Plex this week launched Plex Labs, a new section of the company focused on sharing internal passion projects (think Netflix Hack Day) and community projects. The initiative is also tasked with sharing technical write-ups on Medium but that's a discussion for a different day.

The first project to emerge from Plex Labs is Plexamp, a lightweight music player inspired by arguably the greatest music playing software of all time - Winamp. The idea for Plexamp started over a beer and quickly blossomed into a project that was worked on by a handful of people at Plex in their spare time. Its creators love music and they love Plex so merging the two only seemed natural.

Plexamp is a macOS and Windows app that pulls music from your existing Plex music library and presents it in a neat desktop interface. It works like a native media app meaning media keys for tasks like skipping tracks and pausing are all functional. Plexamp is compatible with "just about any music format you could dream of," works in offline mode and is remote controllable / can be used to remote control other Plex players.

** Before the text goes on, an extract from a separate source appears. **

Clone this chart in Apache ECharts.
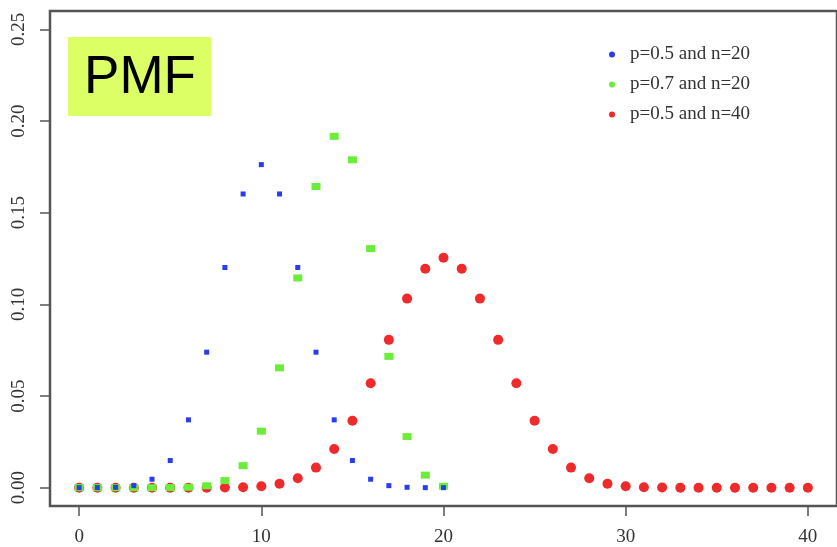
<!DOCTYPE html>
<html>
<head>
<meta charset="utf-8">
<script src="https://cdn.jsdelivr.net/npm/echarts@6/dist/echarts.min.js"></script>
<style>html,body{margin:0;padding:0;background:#fff}#c{width:837px;height:547px}</style>
</head>
<body>
<div id="c"></div>
<script>
const xTicks = [0, 10, 20, 30, 40];
const yTicks = [0, 0.05, 0.10, 0.15, 0.20, 0.25];
const seriesNames = ['p=0.5 and n=20', 'p=0.7 and n=20', 'p=0.5 and n=40'];
const blueX = [0,1,2,3,4,5,6,7,8,9,10,11,12,13,14,15,16,17,18,19,20];
const blueY = [0.000001,0.000019,0.00018,0.0011,0.0046,0.0148,0.0370,0.0739,0.1201,0.1602,0.1762,0.1602,0.1201,0.0739,0.0370,0.0148,0.0046,0.0011,0.0002,0.00002,0.000001];
const greenX = [0,1,2,3,4,5,6,7,8,9,10,11,12,13,14,15,16,17,18,19,20];
const greenY = [0,0,0,0,0.000005,0.00004,0.00022,0.00102,0.00386,0.01201,0.03082,0.06537,0.1144,0.16426,0.19164,0.17886,0.13042,0.0716,0.02785,0.00684,0.0008];
const redX = [0,1,2,3,4,5,6,7,8,9,10,11,12,13,14,15,16,17,18,19,20,21,22,23,24,25,26,27,28,29,30,31,32,33,34,35,36,37,38,39,40];
const redY = [0,0,0,0,0,0,0.000003,0.00002,0.00007,0.00025,0.00077,0.00212,0.0051,0.01094,0.02107,0.03648,0.057,0.08063,0.10312,0.1194,0.12537,0.1194,0.10312,0.08063,0.057,0.03648,0.02107,0.01094,0.0051,0.00212,0.00077,0.00025,0.00007,0.00002,0.000003,0,0,0,0,0,0];

const zip = (xs, ys) => xs.map((x, i) => [x, ys[i]]);
const serif = '"Liberation Serif", "DejaVu Serif", serif';
const axisCol = '#555';

const chart = echarts.init(document.getElementById('c'), null, {renderer: 'canvas'});
chart.setOption({
  animation: false,
  backgroundColor: '#fff',
  grid: {left: 50, top: 11, right: -6, bottom: 40, show: true, borderColor: axisCol, borderWidth: 2.5, containLabel: false},
  xAxis: {
    type: 'value', min: -1.6, max: 41.6,
    axisLine: {show: false, onZero: false},
    axisTick: {show: true, customValues: xTicks, length: 10, lineStyle: {color: axisCol, width: 1.5}},
    axisLabel: {customValues: xTicks, margin: 22, fontFamily: serif, fontSize: 19, color: '#333', formatter: v => String(v)},
    splitLine: {show: false}
  },
  yAxis: {
    type: 'value', min: -0.01, max: 0.26,
    axisLine: {show: false, onZero: false},
    axisTick: {show: true, customValues: yTicks, length: 10, lineStyle: {color: axisCol, width: 1.5}},
    axisLabel: {customValues: yTicks, rotate: 90, margin: 21, fontFamily: serif, fontSize: 19, color: '#333', formatter: v => v.toFixed(2)},
    splitLine: {show: false}
  },
  legend: {
    data: [
      {name: seriesNames[0], icon: 'circle'},
      {name: seriesNames[1], icon: 'circle'},
      {name: seriesNames[2], icon: 'circle'}
    ],
    orient: 'vertical', left: 609, top: 45, padding: 0,
    itemWidth: 6, itemHeight: 6, itemGap: 11,
    textStyle: {fontFamily: serif, fontSize: 19, color: '#333', padding: [0, 0, 0, 10]}
  },
  graphic: [
    {type: 'rect', shape: {x: 68, y: 37, width: 143, height: 79}, style: {fill: '#dcff66'}, z: 10},
    {type: 'text', x: 140, y: 78, style: {text: 'PMF', fontFamily: '"Liberation Sans", Arial, sans-serif', fontSize: 53, fill: '#000', align: 'center', verticalAlign: 'middle'}, z: 11}
  ],
  series: [
    {name: seriesNames[0], type: 'scatter', data: zip(blueX, blueY), symbol: 'rect', symbolSize: 5, itemStyle: {color: '#2a3cf0', opacity: 1}, z: 4},
    {name: seriesNames[1], type: 'scatter', data: zip(greenX, greenY), symbol: 'rect', symbolSize: [9, 7], itemStyle: {color: '#6aee3a', opacity: 1}, z: 3},
    {name: seriesNames[2], type: 'scatter', data: zip(redX, redY), symbol: 'circle', symbolSize: 10, itemStyle: {color: '#ee2a2a', opacity: 1}, z: 2}
  ]
});
</script>
</body>
</html>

Plexamp also offers a global activation hotkey, gapless playback, soft transitions, visualizations and album art extraction which takes key colors from album artwork to use for various purposes like creating optimal opacity values for overlays and providing a palette for the visualizers.

It doesn't stop there, however, as Plexamp can also normalize playback volume, improve transitions between tracks, create a graphical view of a track, create personalized radio stations and more. I don't usually get too excited about new software but this has certainly garnered my attention.

Plexamp is available to download from our downloads section. If you're at all into music and / or loved Winamp, it sounds like it's worth a try.